We're sorry Aspose doesn't work properply without JavaScript enabled.

Free Support Forum - aspose.com

PDF to HTML conversion takes time

Business problems and Solutions (1).pdf (2.1 MB)

Aspose.Words.Document pdfDocument = new Aspose.Words.Document(destFileName);

int index = 0;
for (int page = 0; page < pdfDocument.PageCount; page++)
{

    using (MemoryStream pageStream = new MemoryStream())
    {
        // Save each page as a separate document.
        Aspose.Words.Document extractedPage = pdfDocument.ExtractPages(page, 1);
        HtmlFixedSaveOptions htmlFixedSaveOptions = new HtmlFixedSaveOptions();
        htmlFixedSaveOptions.ExportEmbeddedCss = true;
        htmlFixedSaveOptions.ExportEmbeddedFonts = true;
        htmlFixedSaveOptions.ExportEmbeddedImages = true;
        htmlFixedSaveOptions.ExportEmbeddedSvg = true;
        htmlFixedSaveOptions.ExportFormFields = true;
        //htmlFixedSaveOptions.ExportGeneratorName = true;
        string cssprefix = "aspose_doc" + page;
        htmlFixedSaveOptions.CssClassNamesPrefix = cssprefix;
        htmlFixedSaveOptions.AllowEmbeddingPostScriptFonts = true;

        htmlFixedSaveOptions.FontFormat = ExportFontFormat.Ttf;
        htmlFixedSaveOptions.SaveFormat = Aspose.Words.SaveFormat.HtmlFixed;
        //htmlFixedSaveOptions.UseTargetMachineFonts = true;
        //htmlFixedSaveOptions.SaveFormat = Aspose.Words.SaveFormat.HtmlFixed;
        //htmlFixedSaveOptions.PrettyFormat = true;
        //htmlFixedSaveOptions.PageHorizontalAlignment = HtmlFixedPageHorizontalAlignment.Center;
        //htmlFixedSaveOptions.ExportFormFields = true;
        //htmlFixedSaveOptions.OptimizeOutput = false;


        extractedPage.Save(pageStream, htmlFixedSaveOptions);

        File.WriteAllBytes(path + index + ".html", pageStream.ToArray());
        //extractedPage.Save(path + index + ".html", htmlOptions);

        index++;
    }
}

This conversion takes around 108 sec, doc/docx to html conversion is very fast, why pdf is taking so long to get converted to html?

@pooja.jayan

Your query is related to Aspose.Words APIs. So, we have moved this thread to Aspose.Words forum where you will be guided appropriately.

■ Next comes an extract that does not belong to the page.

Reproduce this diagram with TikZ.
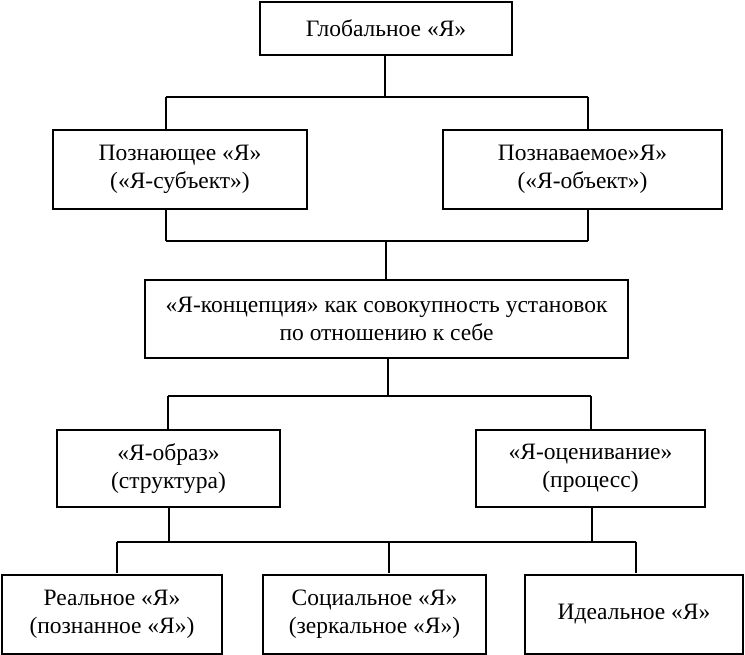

@pooja.jayan While loading PDF document into Aspose.Words DOM, Aspose.Words converts fixed page PDF into flow document representation, which is more native for MS Word documents. This conversion takes some time. The next step in your code is conversion to HtmlFixed format, which is fixed page format, so Aspose.Words need to layout the flow document into fixed page format again.
Most of the conversion time in your case is taken by loading PDF document into the Aspose.Words.Document object, i.e. by conversion from fixed page format to flow document model

Hai,
Got it.
I tried it with loading pdf document into Aspose.Pdf.Document object and converting to html, still it is taking more time, is it because am I trying to convert a document from a fixed page format to another fixed page format

Business problems and Solutions (1).pdf (2.1 MB)
I tried this doc to convert to html, it took around 14sec and when I tried it after converting to docx, took only 7 sec.

Is there anything I can do to reduce the conversion time from pdf to html?

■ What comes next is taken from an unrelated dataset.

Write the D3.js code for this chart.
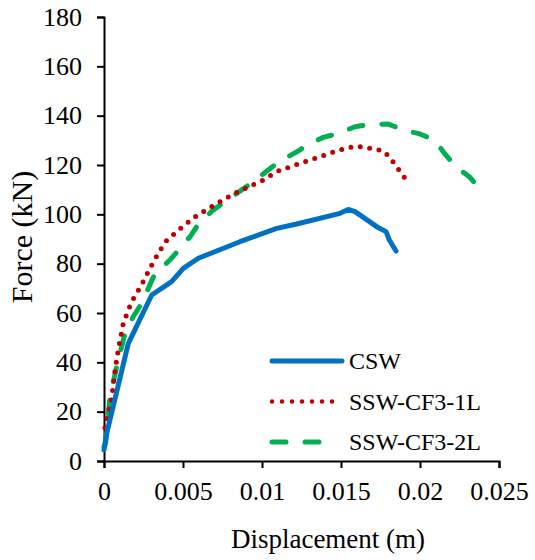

@pooja.jayan Conversion is performed fast if you convert similar formats. For example it fast to convert between different MS Word formats, like DOCX and DOC because their model is almost identical and the difference is only how to write the same elements in different formats.
But when you convert between formats with different model, like fixed-page PDF, where all elements are absolutely positioned and HTML or MS Word format, which are flow formats, model conversion and calculation are involved that takes memory and processor resources.
Aspose.PDF converts PDF to DOCX fast because it does not actually convert the fixed-page model into flow document, but simply writes content of the source PDF document as absolutely positioned elements, like frames. This makes the resulting document not so easy to edit in MSWord or other editor.
Regarding the difference in time in pdf-to-docx and pdf-to-html using Aspose.PDF, you should ask in Aspose.PDF forum, my colleagues will be glad to help you.